## THE EXERCISE
Omit all images, then return the remaining material exactly as it stands.

BEGIN GIVEN MATERIAL

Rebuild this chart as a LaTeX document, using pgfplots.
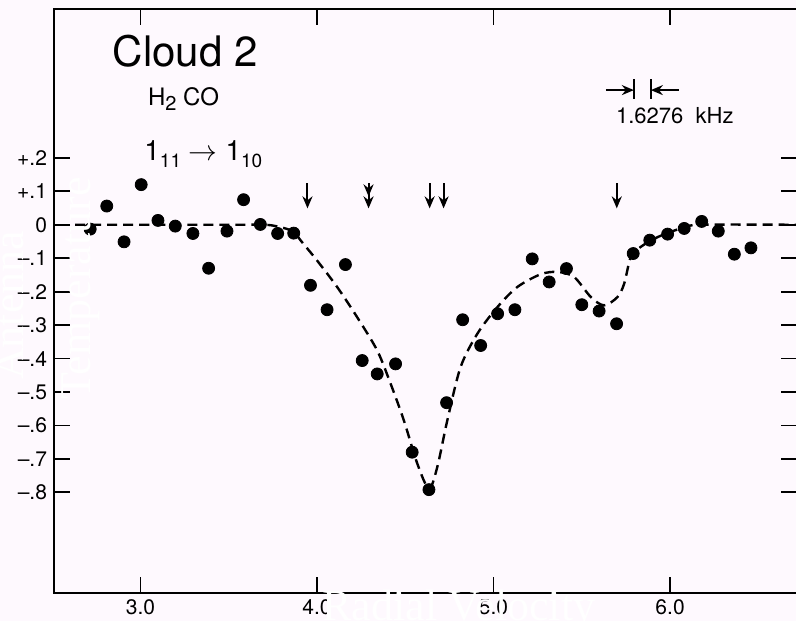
\documentclass[border=0pt]{standalone}
\usepackage{pgfplots}
\pgfplotsset{compat=1.18}
\usepackage{fontspec}
\setmainfont{TeX Gyre Heros}
\newfontfamily\wserif{Liberation Serif}
\usetikzlibrary{arrows.meta}
\definecolor{bgpink}{RGB}{254,249,254}
\pagecolor{bgpink}
\pgfplotstableread{
x y
2.715 -0.013
2.809 0.056
2.907 -0.051
3.004 0.120
3.099 0.013
3.197 -0.004
3.297 -0.026
3.386 -0.130
3.490 -0.019
3.584 0.075
3.679 0.001
3.777 -0.026
3.868 -0.025
3.963 -0.181
4.057 -0.254
4.161 -0.119
4.256 -0.406
4.341 -0.446
4.445 -0.416
4.539 -0.680
4.634 -0.792
4.734 -0.532
4.825 -0.284
4.927 -0.361
5.023 -0.266
5.121 -0.254
5.219 -0.102
5.315 -0.171
5.413 -0.131
5.500 -0.239
5.598 -0.258
5.697 -0.296
5.791 -0.086
5.885 -0.046
5.986 -0.028
6.080 -0.011
6.179 0.010
6.273 -0.019
6.364 -0.088
6.458 -0.069
}\obsdata
\pgfplotstableread{
x y
2.63 0
3.0 0
3.5 0
3.70 0
3.776 -0.005
3.867 -0.020
3.906 -0.046
3.999 -0.106
4.114 -0.186
4.227 -0.276
4.341 -0.376
4.416 -0.474
4.492 -0.585
4.568 -0.714
4.634 -0.789
4.681 -0.725
4.738 -0.585
4.813 -0.426
4.908 -0.326
5.022 -0.246
5.135 -0.186
5.267 -0.148
5.362 -0.141
5.456 -0.156
5.551 -0.216
5.626 -0.241
5.702 -0.216
5.740 -0.176
5.778 -0.096
5.834 -0.066
5.929 -0.037
6.061 -0.011
6.175 0
6.719 0
}\fitcurve
\begin{document}
\begin{tikzpicture}
\begin{axis}[
  scale only axis,
  width=371pt, height=291.5pt,
  xmin=2.5105, xmax=6.719,
  ymin=-1.1003, ymax=0.6452,
  xtick={3,4,5,6},
  xticklabels={3.0,4.0,5.0,6.0},
  ytick={-0.8,-0.7,-0.6,-0.5,-0.4,-0.3,-0.2,-0.1,0,0.1,0.2},
  yticklabels={–.8,–.7,–.6,–.5,–.4,–.3,–.2,–.1,0,+.1,+.2},
  tick align=inside,
  major tick length=8pt,
  axis line style={line width=1pt},
  tick style={line width=0.9pt, black},
  ticklabel style={font=\fontsize{10.5}{12}\selectfont},
  /pgf/number format/assume math mode=true,
  clip=false,
]
\addplot[black, line width=1.2pt, dash pattern=on 5pt off 3pt, smooth, tension=0.5] table {\fitcurve};
\addplot[only marks, mark=*, mark size=3pt, black] table {\obsdata};

\draw[line width=1pt, -{Stealth[length=6pt,width=5pt]}] (3.946,0.124) -- (3.946,0.049);
\draw[line width=1pt, -{Stealth[length=6pt,width=5pt] Stealth[length=6pt,width=5pt]}] (4.292,0.124) -- (4.292,0.049);
\draw[line width=1pt, -{Stealth[length=6pt,width=5pt]}] (4.638,0.124) -- (4.638,0.049);
\draw[line width=1pt, -{Stealth[length=6pt,width=5pt]}] (4.717,0.124) -- (4.717,0.049);
\draw[line width=1pt, -{Stealth[length=6pt,width=5pt]}] (5.698,0.124) -- (5.698,0.049);

\draw[line width=0.9pt, -{Stealth[length=6pt,width=5pt]}] (5.636,0.4027) -- (5.795,0.4027);
\draw[line width=0.9pt] (5.795,0.4356) -- (5.795,0.3757);
\draw[line width=0.9pt] (5.891,0.4356) -- (5.891,0.3757);
\draw[line width=0.9pt, -{Stealth[length=6pt,width=5pt]}] (6.050,0.4027) -- (5.891,0.4027);

\node[anchor=base, font=\fontsize{21}{25}\selectfont] at (3.2535,0.4746) {Cloud 2};
\node[anchor=base, font=\fontsize{12}{14}\selectfont] at (3.244,0.3578) {H\raisebox{-0.45ex}{\fontsize{10}{11}\selectfont 2} CO};
\node[anchor=base, font=\fontsize{14}{16}\selectfont] at (3.356,0.193) {1\raisebox{-0.5ex}{\fontsize{9.5}{10}\selectfont 11}\;$\rightarrow$\;1\raisebox{-0.5ex}{\fontsize{9.5}{10}\selectfont 10}};
\node[anchor=base, font=\fontsize{11}{13}\selectfont] at (6.027,0.304) {1.6276\ \ kHz};

\coordinate (SW) at (rel axis cs:0,0);
\coordinate (NE) at (rel axis cs:1,1);
\coordinate (LabA) at (2.340,-0.241);
\coordinate (LabT) at (2.715,-0.190);
\coordinate (LabR) at (4.804,-1.184);
\end{axis}
\node[rotate=90, anchor=base, white, font=\wserif\fontsize{22}{26}\selectfont] at (LabA) {Antenna};
\node[rotate=90, anchor=base, white, font=\wserif\fontsize{22}{26}\selectfont] at (LabT) {Temperature};
\node[anchor=base, white, font=\wserif\fontsize{22}{26}\selectfont] at (LabR) {Radial Velocity};
\pgfresetboundingbox
\path[use as bounding box] ([shift={(-27pt,-14pt)}]SW) rectangle ([shift={(-0.5pt,4.5pt)}]NE);
\end{tikzpicture}
\end{document}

END GIVEN MATERIAL

## RESULT FOR THIS TASK
Rebuild this chart as a LaTeX document, using pgfplots.
\documentclass[border=0pt]{standalone}
\usepackage{pgfplots}
\pgfplotsset{compat=1.18}
\usepackage{fontspec}
\setmainfont{TeX Gyre Heros}
\newfontfamily\wserif{Liberation Serif}
\usetikzlibrary{arrows.meta}
\definecolor{bgpink}{RGB}{254,249,254}
\pagecolor{bgpink}
\pgfplotstableread{
x y
2.715 -0.013
2.809 0.056
2.907 -0.051
3.004 0.120
3.099 0.013
3.197 -0.004
3.297 -0.026
3.386 -0.130
3.490 -0.019
3.584 0.075
3.679 0.001
3.777 -0.026
3.868 -0.025
3.963 -0.181
4.057 -0.254
4.161 -0.119
4.256 -0.406
4.341 -0.446
4.445 -0.416
4.539 -0.680
4.634 -0.792
4.734 -0.532
4.825 -0.284
4.927 -0.361
5.023 -0.266
5.121 -0.254
5.219 -0.102
5.315 -0.171
5.413 -0.131
5.500 -0.239
5.598 -0.258
5.697 -0.296
5.791 -0.086
5.885 -0.046
5.986 -0.028
6.080 -0.011
6.179 0.010
6.273 -0.019
6.364 -0.088
6.458 -0.069
}\obsdata
\pgfplotstableread{
x y
2.63 0
3.0 0
3.5 0
3.70 0
3.776 -0.005
3.867 -0.020
3.906 -0.046
3.999 -0.106
4.114 -0.186
4.227 -0.276
4.341 -0.376
4.416 -0.474
4.492 -0.585
4.568 -0.714
4.634 -0.789
4.681 -0.725
4.738 -0.585
4.813 -0.426
4.908 -0.326
5.022 -0.246
5.135 -0.186
5.267 -0.148
5.362 -0.141
5.456 -0.156
5.551 -0.216
5.626 -0.241
5.702 -0.216
5.740 -0.176
5.778 -0.096
5.834 -0.066
5.929 -0.037
6.061 -0.011
6.175 0
6.719 0
}\fitcurve
\begin{document}
\begin{tikzpicture}
\begin{axis}[
  scale only axis,
  width=371pt, height=291.5pt,
  xmin=2.5105, xmax=6.719,
  ymin=-1.1003, ymax=0.6452,
  xtick={3,4,5,6},
  xticklabels={3.0,4.0,5.0,6.0},
  ytick={-0.8,-0.7,-0.6,-0.5,-0.4,-0.3,-0.2,-0.1,0,0.1,0.2},
  yticklabels={–.8,–.7,–.6,–.5,–.4,–.3,–.2,–.1,0,+.1,+.2},
  tick align=inside,
  major tick length=8pt,
  axis line style={line width=1pt},
  tick style={line width=0.9pt, black},
  ticklabel style={font=\fontsize{10.5}{12}\selectfont},
  /pgf/number format/assume math mode=true,
  clip=false,
]
\addplot[black, line width=1.2pt, dash pattern=on 5pt off 3pt, smooth, tension=0.5] table {\fitcurve};
\addplot[only marks, mark=*, mark size=3pt, black] table {\obsdata};

\draw[line width=1pt, -{Stealth[length=6pt,width=5pt]}] (3.946,0.124) -- (3.946,0.049);
\draw[line width=1pt, -{Stealth[length=6pt,width=5pt] Stealth[length=6pt,width=5pt]}] (4.292,0.124) -- (4.292,0.049);
\draw[line width=1pt, -{Stealth[length=6pt,width=5pt]}] (4.638,0.124) -- (4.638,0.049);
\draw[line width=1pt, -{Stealth[length=6pt,width=5pt]}] (4.717,0.124) -- (4.717,0.049);
\draw[line width=1pt, -{Stealth[length=6pt,width=5pt]}] (5.698,0.124) -- (5.698,0.049);

\draw[line width=0.9pt, -{Stealth[length=6pt,width=5pt]}] (5.636,0.4027) -- (5.795,0.4027);
\draw[line width=0.9pt] (5.795,0.4356) -- (5.795,0.3757);
\draw[line width=0.9pt] (5.891,0.4356) -- (5.891,0.3757);
\draw[line width=0.9pt, -{Stealth[length=6pt,width=5pt]}] (6.050,0.4027) -- (5.891,0.4027);

\node[anchor=base, font=\fontsize{21}{25}\selectfont] at (3.2535,0.4746) {Cloud 2};
\node[anchor=base, font=\fontsize{12}{14}\selectfont] at (3.244,0.3578) {H\raisebox{-0.45ex}{\fontsize{10}{11}\selectfont 2} CO};
\node[anchor=base, font=\fontsize{14}{16}\selectfont] at (3.356,0.193) {1\raisebox{-0.5ex}{\fontsize{9.5}{10}\selectfont 11}\;$\rightarrow$\;1\raisebox{-0.5ex}{\fontsize{9.5}{10}\selectfont 10}};
\node[anchor=base, font=\fontsize{11}{13}\selectfont] at (6.027,0.304) {1.6276\ \ kHz};

\coordinate (SW) at (rel axis cs:0,0);
\coordinate (NE) at (rel axis cs:1,1);
\coordinate (LabA) at (2.340,-0.241);
\coordinate (LabT) at (2.715,-0.190);
\coordinate (LabR) at (4.804,-1.184);
\end{axis}
\node[rotate=90, anchor=base, white, font=\wserif\fontsize{22}{26}\selectfont] at (LabA) {Antenna};
\node[rotate=90, anchor=base, white, font=\wserif\fontsize{22}{26}\selectfont] at (LabT) {Temperature};
\node[anchor=base, white, font=\wserif\fontsize{22}{26}\selectfont] at (LabR) {Radial Velocity};
\pgfresetboundingbox
\path[use as bounding box] ([shift={(-27pt,-14pt)}]SW) rectangle ([shift={(-0.5pt,4.5pt)}]NE);
\end{tikzpicture}
\end{document}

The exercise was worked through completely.